Arrieta’s team began with a flat, one-inch-square sheet with a pop-up dome, 3D printed from thermoplastic polyurethane. By pressing with a finger, the dome would snap to become either convex or concave. When they printed a 3x3 grid of these domes, new behaviours were observed.
“When you invert two domes that are close to another, they start interacting,” Arrieta said. “And when you start making patterns of these domes on a sheet, the sheet itself begins to curve globally. Depending on which domes are inverted, you get different shapes.”
The team experimented with larger grids, pressing more complex patterns. By pressing certain domes in or out, the sheet formed into a cylinder, a star or a saddle shape.
“These individual bi-stable domes are combining to form a new metamaterial, which itself has multiple stable states,” Arrieta said. “We call it hierarchical multistability.”
When considering applications, Arrieta’s team built a simple robotic gripper using two lines of domes. When the domes were concave, the gripper arms stayed open. But by applying a small amount of air pressure to actuate the domes to become convex, the gripper arms closed tight enough to grasp and hold a small weight.
“Grasping something is easy, but maintaining that grasp requires constantly expending energy,” Arrieta said. “This is true for both humans and machines. But what’s interesting about this gripper is that when we invert the domes that make the gripper close, we are actually storing energy in the skin. The gripper arms are using that energy to maintain its grasp, rather than requiring some external energy source.
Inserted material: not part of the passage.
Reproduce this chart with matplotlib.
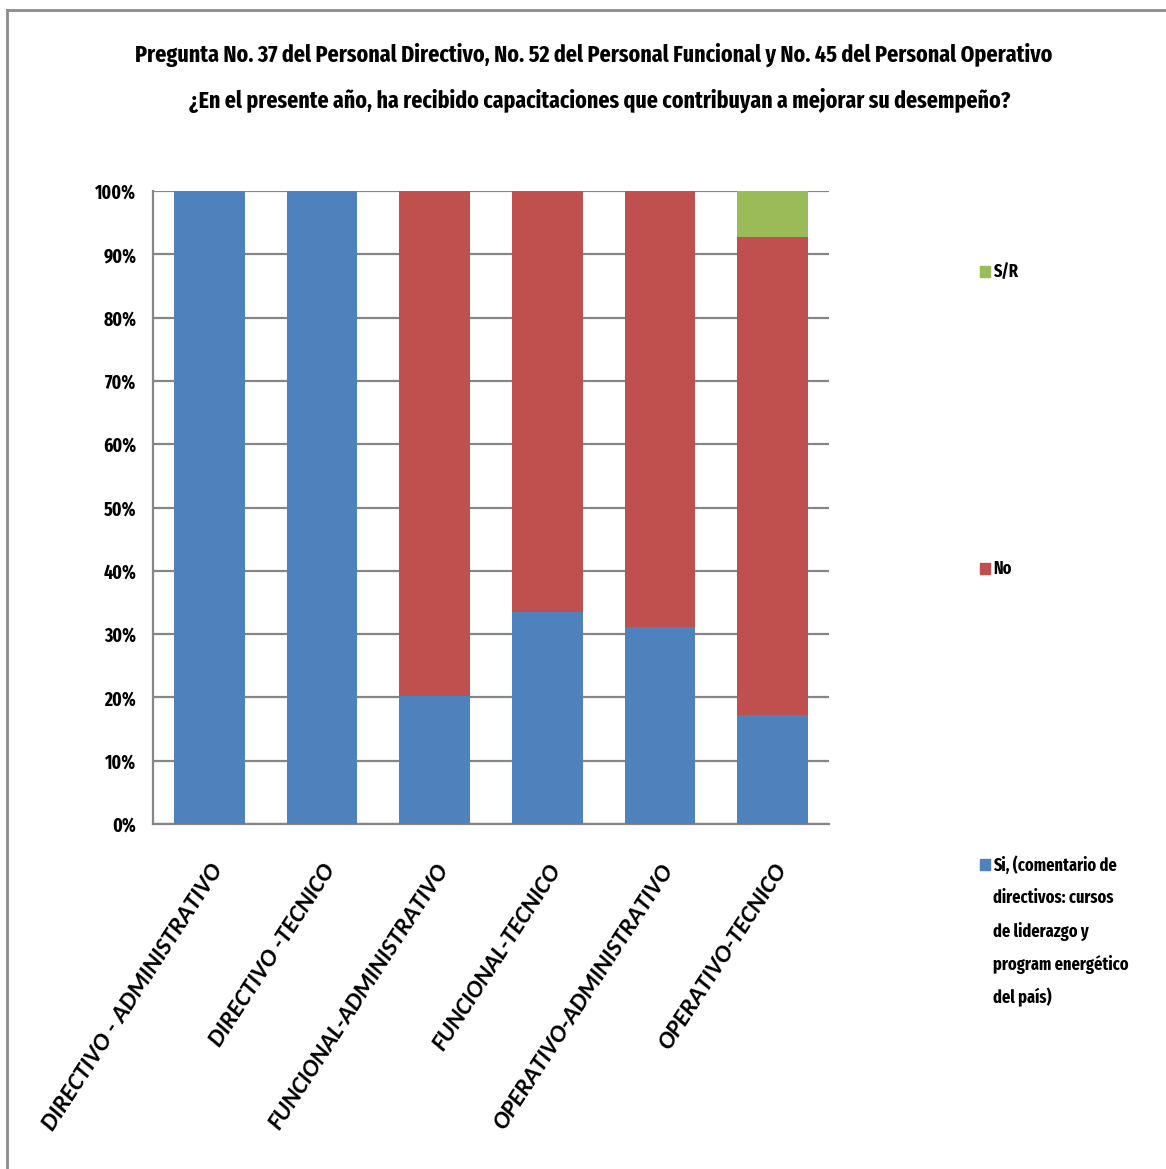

In essence, we are using the structure itself as a mechanical battery.”
Eventually, Arrieta hopes to utilise the technology in flexible robotics.
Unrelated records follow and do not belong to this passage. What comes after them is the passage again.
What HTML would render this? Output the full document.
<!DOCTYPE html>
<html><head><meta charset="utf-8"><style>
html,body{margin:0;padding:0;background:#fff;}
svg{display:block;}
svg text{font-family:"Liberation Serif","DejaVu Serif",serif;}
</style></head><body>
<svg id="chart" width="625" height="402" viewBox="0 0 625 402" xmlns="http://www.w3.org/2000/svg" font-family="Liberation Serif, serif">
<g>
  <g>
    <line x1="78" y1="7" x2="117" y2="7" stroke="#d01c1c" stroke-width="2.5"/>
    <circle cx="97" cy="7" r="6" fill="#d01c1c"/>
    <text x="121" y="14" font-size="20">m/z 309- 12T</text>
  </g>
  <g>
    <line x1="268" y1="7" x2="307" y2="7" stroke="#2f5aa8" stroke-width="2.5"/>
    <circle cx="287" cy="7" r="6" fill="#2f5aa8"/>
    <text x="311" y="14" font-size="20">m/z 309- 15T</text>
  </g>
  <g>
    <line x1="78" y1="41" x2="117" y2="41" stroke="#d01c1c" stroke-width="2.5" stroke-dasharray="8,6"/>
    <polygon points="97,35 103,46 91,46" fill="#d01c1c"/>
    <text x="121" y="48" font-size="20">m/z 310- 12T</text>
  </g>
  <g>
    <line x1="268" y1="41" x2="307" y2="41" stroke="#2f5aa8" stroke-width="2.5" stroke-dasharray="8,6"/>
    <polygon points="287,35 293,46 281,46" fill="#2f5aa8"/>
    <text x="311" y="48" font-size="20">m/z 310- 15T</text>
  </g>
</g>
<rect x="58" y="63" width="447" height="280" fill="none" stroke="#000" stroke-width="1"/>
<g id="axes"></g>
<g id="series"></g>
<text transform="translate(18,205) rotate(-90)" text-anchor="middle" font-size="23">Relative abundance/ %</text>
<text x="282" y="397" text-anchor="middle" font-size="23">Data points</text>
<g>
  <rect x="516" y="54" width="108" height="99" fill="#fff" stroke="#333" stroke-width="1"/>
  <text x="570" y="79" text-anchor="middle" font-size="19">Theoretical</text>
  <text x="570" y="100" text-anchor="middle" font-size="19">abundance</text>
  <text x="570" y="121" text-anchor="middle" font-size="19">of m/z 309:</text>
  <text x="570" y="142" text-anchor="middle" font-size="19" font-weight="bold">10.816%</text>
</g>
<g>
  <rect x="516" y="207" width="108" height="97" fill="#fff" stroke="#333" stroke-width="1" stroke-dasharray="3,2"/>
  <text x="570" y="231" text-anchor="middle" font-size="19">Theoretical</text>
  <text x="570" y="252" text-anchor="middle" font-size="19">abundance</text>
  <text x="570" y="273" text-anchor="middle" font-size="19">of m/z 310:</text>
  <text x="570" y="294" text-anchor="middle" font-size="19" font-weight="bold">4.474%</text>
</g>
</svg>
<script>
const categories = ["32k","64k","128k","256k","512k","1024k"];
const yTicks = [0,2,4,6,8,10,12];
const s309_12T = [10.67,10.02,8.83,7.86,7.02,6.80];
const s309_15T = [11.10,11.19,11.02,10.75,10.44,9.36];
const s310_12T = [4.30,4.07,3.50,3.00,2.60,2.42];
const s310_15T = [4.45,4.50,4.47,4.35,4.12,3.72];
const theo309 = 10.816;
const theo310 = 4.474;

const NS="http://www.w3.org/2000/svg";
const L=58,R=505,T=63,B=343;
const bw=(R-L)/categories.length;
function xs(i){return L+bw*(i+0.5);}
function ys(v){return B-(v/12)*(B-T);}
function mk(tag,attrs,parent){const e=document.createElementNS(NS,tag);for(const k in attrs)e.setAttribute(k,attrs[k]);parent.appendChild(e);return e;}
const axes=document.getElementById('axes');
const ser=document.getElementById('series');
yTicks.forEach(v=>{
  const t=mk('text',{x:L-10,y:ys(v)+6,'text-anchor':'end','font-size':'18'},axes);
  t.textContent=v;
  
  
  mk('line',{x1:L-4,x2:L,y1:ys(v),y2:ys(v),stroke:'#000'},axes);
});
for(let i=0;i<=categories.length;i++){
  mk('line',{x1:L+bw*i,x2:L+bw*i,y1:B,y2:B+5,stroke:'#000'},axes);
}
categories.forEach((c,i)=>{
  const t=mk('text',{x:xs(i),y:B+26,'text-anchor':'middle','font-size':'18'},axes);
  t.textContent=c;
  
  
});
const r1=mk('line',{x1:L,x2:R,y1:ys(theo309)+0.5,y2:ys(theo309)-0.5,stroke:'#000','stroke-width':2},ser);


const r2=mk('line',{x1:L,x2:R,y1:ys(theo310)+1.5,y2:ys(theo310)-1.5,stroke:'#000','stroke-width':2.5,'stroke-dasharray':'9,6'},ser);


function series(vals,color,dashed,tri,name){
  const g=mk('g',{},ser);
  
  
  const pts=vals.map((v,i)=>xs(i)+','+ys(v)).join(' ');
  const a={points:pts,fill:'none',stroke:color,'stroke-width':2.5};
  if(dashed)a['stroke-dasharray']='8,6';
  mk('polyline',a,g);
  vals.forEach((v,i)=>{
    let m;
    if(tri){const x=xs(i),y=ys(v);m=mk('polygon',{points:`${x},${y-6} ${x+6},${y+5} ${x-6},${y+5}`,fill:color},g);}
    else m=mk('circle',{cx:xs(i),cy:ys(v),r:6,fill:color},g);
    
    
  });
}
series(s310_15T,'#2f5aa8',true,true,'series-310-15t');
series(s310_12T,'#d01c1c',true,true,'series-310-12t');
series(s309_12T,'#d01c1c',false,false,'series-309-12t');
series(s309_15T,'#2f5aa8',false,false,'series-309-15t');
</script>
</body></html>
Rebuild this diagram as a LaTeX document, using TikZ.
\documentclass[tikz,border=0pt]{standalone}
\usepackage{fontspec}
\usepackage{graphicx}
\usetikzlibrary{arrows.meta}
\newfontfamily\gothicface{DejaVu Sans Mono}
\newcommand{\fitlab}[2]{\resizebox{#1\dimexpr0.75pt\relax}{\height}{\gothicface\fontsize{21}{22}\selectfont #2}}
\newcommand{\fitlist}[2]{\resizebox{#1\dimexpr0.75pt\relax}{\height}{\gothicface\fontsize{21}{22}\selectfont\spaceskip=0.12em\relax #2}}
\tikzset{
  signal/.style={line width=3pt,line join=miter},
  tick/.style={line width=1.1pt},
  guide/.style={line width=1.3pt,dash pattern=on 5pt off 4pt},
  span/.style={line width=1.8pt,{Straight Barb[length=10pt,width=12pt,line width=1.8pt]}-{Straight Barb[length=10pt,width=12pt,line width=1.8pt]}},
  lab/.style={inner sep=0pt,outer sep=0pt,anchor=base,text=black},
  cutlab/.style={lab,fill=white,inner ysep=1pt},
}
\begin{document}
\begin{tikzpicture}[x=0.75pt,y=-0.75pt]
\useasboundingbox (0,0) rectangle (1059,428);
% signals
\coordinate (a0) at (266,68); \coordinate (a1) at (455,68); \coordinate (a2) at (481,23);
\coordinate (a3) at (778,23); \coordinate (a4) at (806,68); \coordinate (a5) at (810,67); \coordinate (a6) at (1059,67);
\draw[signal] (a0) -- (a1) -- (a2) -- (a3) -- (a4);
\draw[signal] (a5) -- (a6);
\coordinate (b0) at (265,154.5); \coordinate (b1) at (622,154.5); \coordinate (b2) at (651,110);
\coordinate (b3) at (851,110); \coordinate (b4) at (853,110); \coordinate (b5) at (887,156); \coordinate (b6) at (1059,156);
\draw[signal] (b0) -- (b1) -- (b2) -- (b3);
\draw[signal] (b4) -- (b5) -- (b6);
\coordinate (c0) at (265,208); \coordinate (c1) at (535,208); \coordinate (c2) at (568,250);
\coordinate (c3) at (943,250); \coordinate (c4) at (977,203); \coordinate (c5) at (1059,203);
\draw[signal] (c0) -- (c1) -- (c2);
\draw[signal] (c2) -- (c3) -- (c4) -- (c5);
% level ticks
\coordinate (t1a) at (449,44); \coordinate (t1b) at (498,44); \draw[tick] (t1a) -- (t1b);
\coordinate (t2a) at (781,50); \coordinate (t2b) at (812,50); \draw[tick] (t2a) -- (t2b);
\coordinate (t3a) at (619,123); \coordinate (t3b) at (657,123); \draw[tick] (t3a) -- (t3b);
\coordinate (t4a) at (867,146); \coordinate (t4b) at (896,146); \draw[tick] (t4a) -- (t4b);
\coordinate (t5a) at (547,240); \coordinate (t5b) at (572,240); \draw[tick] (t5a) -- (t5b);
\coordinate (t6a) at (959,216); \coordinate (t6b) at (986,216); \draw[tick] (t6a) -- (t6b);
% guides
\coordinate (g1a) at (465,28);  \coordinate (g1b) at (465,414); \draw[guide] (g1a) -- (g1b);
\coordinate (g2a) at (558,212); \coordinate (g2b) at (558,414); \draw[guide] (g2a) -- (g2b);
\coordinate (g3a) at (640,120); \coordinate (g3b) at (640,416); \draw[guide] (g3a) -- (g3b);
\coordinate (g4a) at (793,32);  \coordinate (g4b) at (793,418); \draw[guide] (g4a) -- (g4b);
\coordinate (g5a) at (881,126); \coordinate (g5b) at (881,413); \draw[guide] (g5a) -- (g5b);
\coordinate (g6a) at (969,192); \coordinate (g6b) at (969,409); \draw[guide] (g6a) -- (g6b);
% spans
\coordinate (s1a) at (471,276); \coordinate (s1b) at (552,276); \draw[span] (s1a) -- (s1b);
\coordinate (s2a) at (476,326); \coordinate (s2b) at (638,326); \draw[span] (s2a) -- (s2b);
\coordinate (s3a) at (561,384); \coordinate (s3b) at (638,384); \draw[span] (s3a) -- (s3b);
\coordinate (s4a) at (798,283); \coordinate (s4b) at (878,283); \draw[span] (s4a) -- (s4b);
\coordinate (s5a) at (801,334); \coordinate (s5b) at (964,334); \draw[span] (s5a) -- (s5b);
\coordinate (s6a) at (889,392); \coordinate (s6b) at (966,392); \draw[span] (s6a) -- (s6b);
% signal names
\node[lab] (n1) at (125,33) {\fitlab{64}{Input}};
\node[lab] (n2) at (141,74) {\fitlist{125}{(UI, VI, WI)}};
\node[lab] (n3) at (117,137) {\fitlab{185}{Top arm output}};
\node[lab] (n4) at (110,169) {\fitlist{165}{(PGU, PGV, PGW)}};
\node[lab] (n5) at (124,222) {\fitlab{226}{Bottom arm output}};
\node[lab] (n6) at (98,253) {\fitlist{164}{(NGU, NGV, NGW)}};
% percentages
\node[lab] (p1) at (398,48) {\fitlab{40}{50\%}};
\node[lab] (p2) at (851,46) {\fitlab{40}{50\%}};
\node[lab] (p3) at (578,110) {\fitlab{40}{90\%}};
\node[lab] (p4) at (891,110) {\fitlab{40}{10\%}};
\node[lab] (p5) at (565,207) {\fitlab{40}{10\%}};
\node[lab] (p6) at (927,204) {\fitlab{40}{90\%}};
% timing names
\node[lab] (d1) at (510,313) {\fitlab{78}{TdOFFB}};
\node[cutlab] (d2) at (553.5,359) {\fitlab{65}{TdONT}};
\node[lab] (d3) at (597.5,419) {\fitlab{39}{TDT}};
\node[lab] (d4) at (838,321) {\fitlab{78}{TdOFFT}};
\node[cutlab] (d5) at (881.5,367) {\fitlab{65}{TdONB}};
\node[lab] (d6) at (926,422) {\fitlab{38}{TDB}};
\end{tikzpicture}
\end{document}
“It’s difficult to re-create a robotic hand that grips like a human hand because of the sheer number of motors and sensors required,” he said. “But if we made the skin from these sheets and printed individual domes at different heights, then only a specific group of them would actuate at different levels of air pressure. By programming specific bursts of air pressure, we could activate a matrix of domes to create the multistable gripping states we need, with minimal energy.”
In addition to varying the height attributes, Arrieta’s team discovered that actuating the domes in a different order produces radically different shapes. With these three attributes — height, position and order — even small grids of domes can produce a remarkable number of possible outcomes. This leads Arrieta to the next step: mechanical computing.
“When you think about it, these up-and-down domes are a lot like the 1s and 0s of computer data,” Arrieta said. “We can imagine ‘programming’ a sheet like this by pressing the domes in certain locations in a certain order, and then ‘reading’ that data mechanically based on the shape of the sheet. This can be done without power or a central processor of any kind. In this way, future machines will function much more like animals, which use mechanical sensing and processing to react much more quickly.”